Crackling atmospherics, unrelenting locked grooves, and layers of immaculately organized, cascading accompaniment - There Is Love In You (out this week on Domino) stirs and sweeps, its loop-centric tapestries as lively and as affecting as its uncoiling electronic flourishes. Like much of Ringer, the sensual pre-There Is Love single "Love Cry" holds fast to Hebden's affinity for a slow build. Everything repeats ad nauseum here, but not in the manner that wallpaper-styled minimal techno does. "Love Cry" springs from a solemn percussive place of dry snares and zipped-tight hi hats, but it opens up eventually, with the producer pushing synth bass and a wondrous, disconnected pattern of reverse dial tones just ahead of its mystifyingly live-sounding drum set. "Circling" is a less frantic nod at Ringer's "Ribbons", with arpeggios trickling out of every source possible.

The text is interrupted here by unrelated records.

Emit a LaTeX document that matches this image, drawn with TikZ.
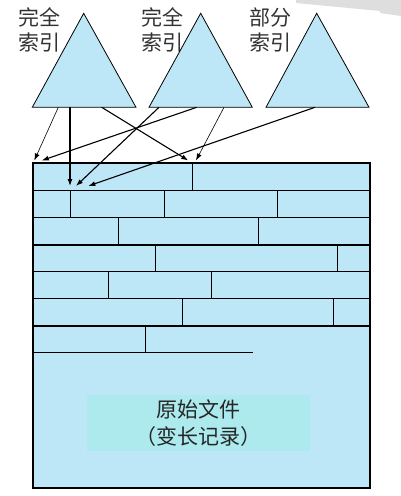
\documentclass[tikz,border=0pt]{standalone}
\usepackage{fontspec}
\newfontfamily\cjk{Noto Sans CJK SC}
\usetikzlibrary{arrows.meta}
\definecolor{recblue}{RGB}{189,231,246}
\definecolor{boxcyan}{RGB}{172,234,238}
\definecolor{shadegray}{RGB}{222,222,222}
\tikzset{
  idxlabel/.style={align=center, text=black!80, inner sep=0pt,
    font=\cjk\fontsize{21}{25}\selectfont},
  tree/.style={draw=black, fill=recblue, line width=0.8pt},
  ptr/.style={-{Latex[length=7pt,width=5pt]}, line width=1.1pt},
  thinptr/.style={ptr, line width=0.6pt},
  rowline/.style={line width=1.3pt},
  cut/.style={line width=0.9pt}
}

\begin{document}
\begin{tikzpicture}[x=1pt,y=-1pt]
  \useasboundingbox (0,0) rectangle (401,496);
  % grey smudge top right
  \fill[shadegray] (296,0)--(401,0)--(401,16)--(380,13)--(380,11)--(296,3)--cycle;

  % index labels
  \node[idxlabel] (lab1) at (39.5,30) {完全\\索引};
  \node[idxlabel] (lab2) at (162,30) {完全\\索引};
  \node[idxlabel] (lab3) at (270,30) {部分\\索引};

  % index trees
  \draw[tree] (83.7,13.3)--(136,107.3)--(32.3,107.3)--cycle;
  \draw[tree] (200.7,13.3)--(252.3,107.3)--(149,107.3)--cycle;
  \draw[tree] (316.7,13.3)--(369,107.3)--(266,107.3)--cycle;

  % record file
  \fill[recblue] (33,163) rectangle (370,488);
  \node[fill=boxcyan, minimum width=223pt, minimum height=56pt, inner sep=0pt,
    align=center, font=\cjk\fontsize{21}{27}\selectfont, text=black!85]
    (orig) at (198.5,423) {原始文件\\（变长记录）};
  \draw[rowline] (33,163) rectangle (370,488);
  \foreach \y in {190.7,217.7,245,271.7,298.7,326}
    \draw[rowline] (33,\y)--(370,\y);
  \draw[rowline] (33,352.7)--(253,352.7);
  % record boundaries
  \draw[cut] (192,163)--(192,190.7);
  \draw[cut] (70,190.7)--(70,217.7) (164.7,190.7)--(164.7,217.7) (277,190.7)--(277,217.7);
  \draw[cut] (118.7,217.7)--(118.7,245) (258.3,217.7)--(258.3,245);
  \draw[cut] (155,245)--(155,271.7) (337,245)--(337,271.7);
  \draw[cut] (108.3,271.7)--(108.3,298.7) (211.3,271.7)--(211.3,298.7);
  \draw[cut] (182.7,298.7)--(182.7,326) (333.3,298.7)--(333.3,326);
  \draw[cut] (145.7,326)--(145.7,352.7);

  % pointers
  \coordinate (a1) at (58.3,107.3);
  \coordinate (a2) at (70,107.3);
  \coordinate (a3) at (101.7,107.3);
  \coordinate (b1) at (159,107.3);
  \coordinate (b2) at (196.7,107.3);
  \coordinate (b3) at (224,107.3);
  \coordinate (c1) at (315,107.3);
  \coordinate (r1) at (34.3,160.5);
  \coordinate (r1b) at (41.7,160.5);
  \coordinate (r2) at (188.3,160.5);
  \coordinate (r2b) at (196,160.5);
  \coordinate (s1) at (70,186);
  \coordinate (s2) at (76,186);
  \coordinate (s3) at (88.3,186);
  \draw[thinptr] (a1)--(r1);
  \draw[ptr] (a2)--(s1);
  \draw[ptr] (a3)--(r2);
  \draw[ptr] (b1)--(s2);
  \draw[ptr] (b2)--(r1b);
  \draw[thinptr] (b3)--(r2b);
  \draw[ptr] (c1)--(s3);
\end{tikzpicture}
\end{document}
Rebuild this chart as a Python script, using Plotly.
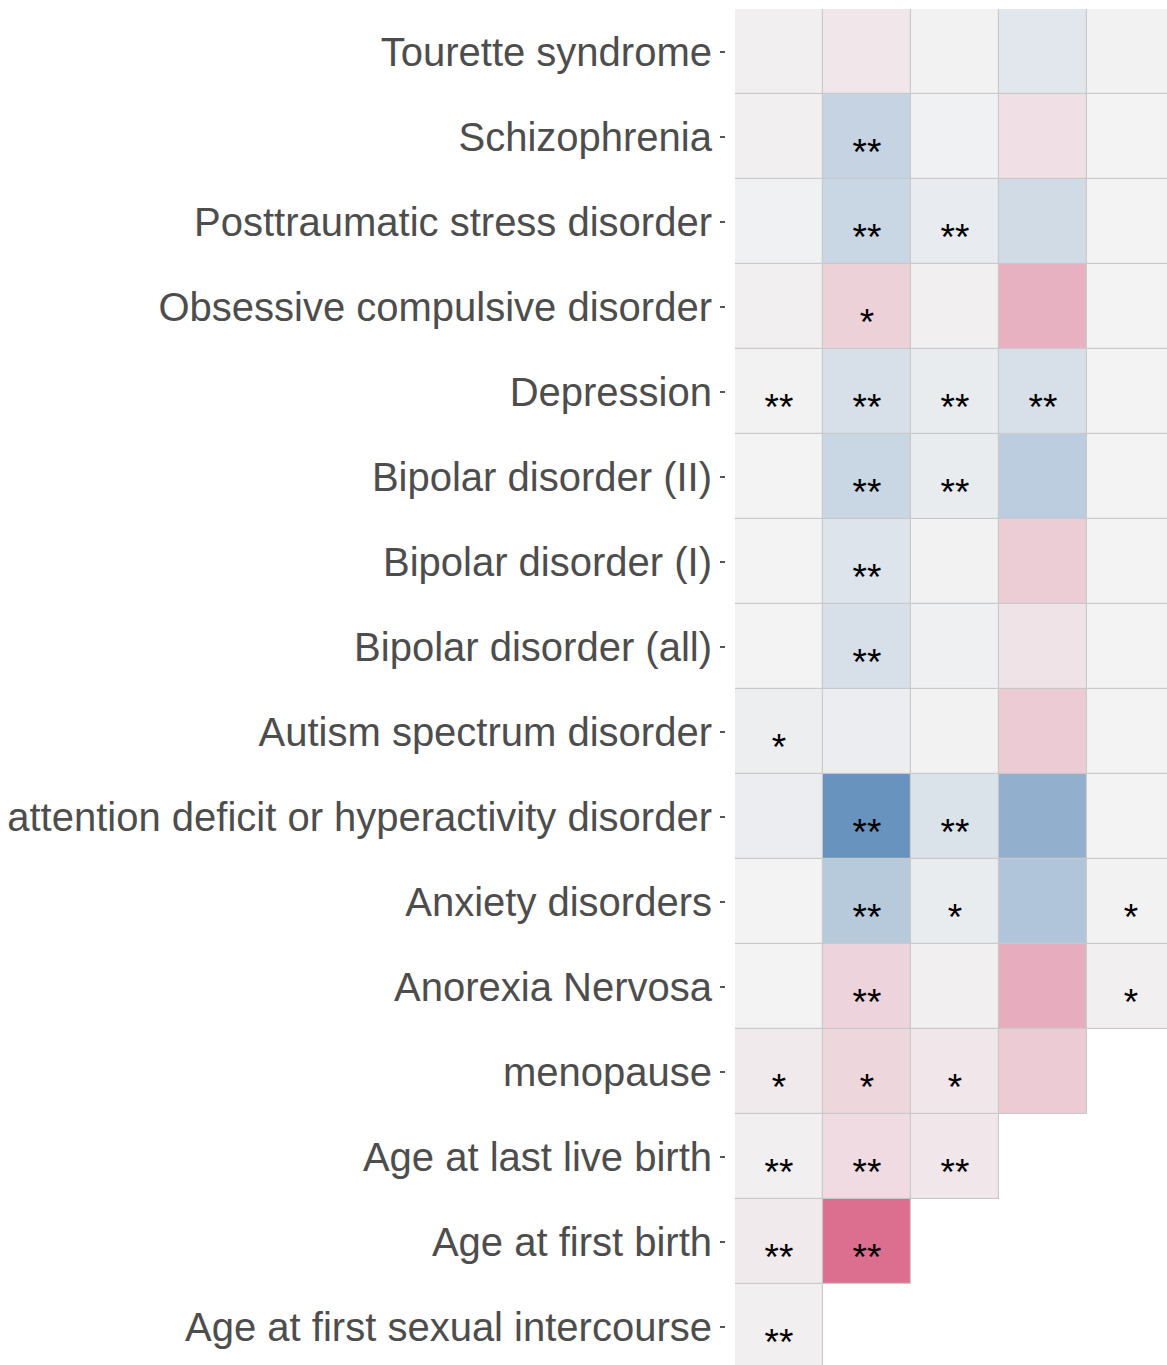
import plotly.graph_objects as go
import math

# Row labels, top to bottom
rows = [
    "Tourette syndrome",
    "Schizophrenia",
    "Posttraumatic stress disorder",
    "Obsessive compulsive disorder",
    "Depression",
    "Bipolar disorder (II)",
    "Bipolar disorder (I)",
    "Bipolar disorder (all)",
    "Autism spectrum disorder",
    "attention deficit or hyperactivity disorder",
    "Anxiety disorders",
    "Anorexia Nervosa",
    "menopause",
    "Age at last live birth",
    "Age at first birth",
    "Age at first sexual intercourse",
]
columns = [0, 1, 2, 3, 4]
N = None
# correlation-like values (estimated from colours), one list per row
values = [
    [0.03, 0.10, -0.01, -0.12, -0.01],
    [0.03, -0.33, -0.02, 0.15, 0.00],
    [-0.02, -0.30, -0.08, -0.25, 0.00],
    [0.03, 0.26, 0.03, 0.50, 0.00],
    [-0.01, -0.20, -0.07, -0.20, 0.00],
    [0.00, -0.30, -0.07, -0.40, 0.00],
    [0.00, -0.16, -0.01, 0.29, 0.00],
    [0.00, -0.20, -0.03, 0.12, 0.00],
    [-0.05, -0.06, -0.01, 0.30, 0.00],
    [-0.06, -1.00, -0.17, -0.70, 0.00],
    [0.00, -0.43, -0.07, -0.48, 0.01],
    [0.00, 0.24, 0.03, 0.53, 0.03],
    [0.07, 0.22, 0.09, 0.30, N],
    [0.03, 0.18, 0.09, N, N],
    [0.07, 1.00, N, N, N],
    [0.03, N, N, N, N],
]
stars = [
    ["", "", "", "", ""],
    ["", "**", "", "", ""],
    ["", "**", "**", "", ""],
    ["", "*", "", "", ""],
    ["**", "**", "**", "**", ""],
    ["", "**", "**", "", ""],
    ["", "**", "", "", ""],
    ["", "**", "", "", ""],
    ["*", "", "", "", ""],
    ["", "**", "**", "", ""],
    ["", "**", "*", "", "*"],
    ["", "**", "", "", "*"],
    ["*", "*", "*", "", ""],
    ["**", "**", "**", "", ""],
    ["**", "**", "", "", ""],
    ["**", "", "", "", ""],
]

nrow = len(rows)
yvals = [nrow - 1 - i for i in range(nrow)]  # top row highest

z = [[(v if v is not None else math.nan) for v in r] for r in values]
zbg = [[(1 if v is not None else math.nan) for v in r] for r in values]

fig = go.Figure()
# gray layer -> cell borders
fig.add_trace(go.Heatmap(
    x=columns, y=yvals, z=zbg, colorscale=[[0, "#c9c9c9"], [1, "#c9c9c9"]],
    showscale=False, hoverinfo="skip", zmin=0, zmax=1,
))
fig.add_trace(go.Heatmap(
    x=columns, y=yvals, z=z,
    colorscale=[[0, "#6893be"], [0.5, "#f3f3f3"], [1, "#dc6f8f"]],
    zmin=-1, zmax=1, xgap=1.2, ygap=1.2, showscale=False, hoverinfo="skip",
))

tx, ty, tt = [], [], []
for i, r in enumerate(stars):
    for j, s in enumerate(r):
        if s:
            tx.append(columns[j])
            ty.append(yvals[i] - 0.225)
            tt.append(s)
fig.add_trace(go.Scatter(
    x=tx, y=ty, text=tt, mode="text", textposition="middle center",
    textfont=dict(family="Liberation Sans, Arial, sans-serif", size=37, color="#000000"),
    hoverinfo="skip", showlegend=False, cliponaxis=False,
))

W, H = 1167, 1365
cw, ch = 88.0, 85.0
left, top = 726, 5
x0 = -0.5 - 9 / cw
x1 = x0 + (W - left) / cw
y1 = (nrow - 0.5) + 4 / ch
y0 = y1 - (H - top) / ch

fig.update_layout(
    width=W, height=H,
    margin=dict(l=left, r=0, t=top, b=0, pad=0),
    plot_bgcolor="white", paper_bgcolor="white",
    showlegend=False,
    xaxis=dict(range=[x0, x1], showticklabels=False, showgrid=False, zeroline=False,
               ticks="", showline=False, fixedrange=True),
    yaxis=dict(range=[y0, y1], tickvals=yvals, ticktext=rows, showgrid=False,
               zeroline=False, showline=False, ticks="outside", ticklen=5,
               tickwidth=1.5, tickcolor="#555555", ticklabelstandoff=0,
               tickfont=dict(family="Liberation Sans, Arial, sans-serif", size=40, color="#4d4d4d"),
               fixedrange=True),
)

fig.write_html("out.html", config={"displayModeBar": False},
               post_script="document.body.style.margin='0';document.body.style.overflow='hidden';")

It gets even better toward the end; when stuttering guitar lines curl around "She Just Likes To Fight", the track falls thankfully far short of embodying the aggression intended, even amid all of that kitchen-sink percussion.

 

 

When the Four Tet-Burial partnership yielded a striking, much-discussed twelve inch, the potential for an ongoing project between the two audiofiles garnered ample speculation. In the meantime, Kieran Hebden serves up melodies and ideas again on his own that captivate just as easily via There Is Love In You, be those far more decorative and high-spirited compared to his work alongside Burial. And if there's a Wolf/Moth Club follow-up in the cards, it's likely Hebden will find the time to make it happen. He tends to do that.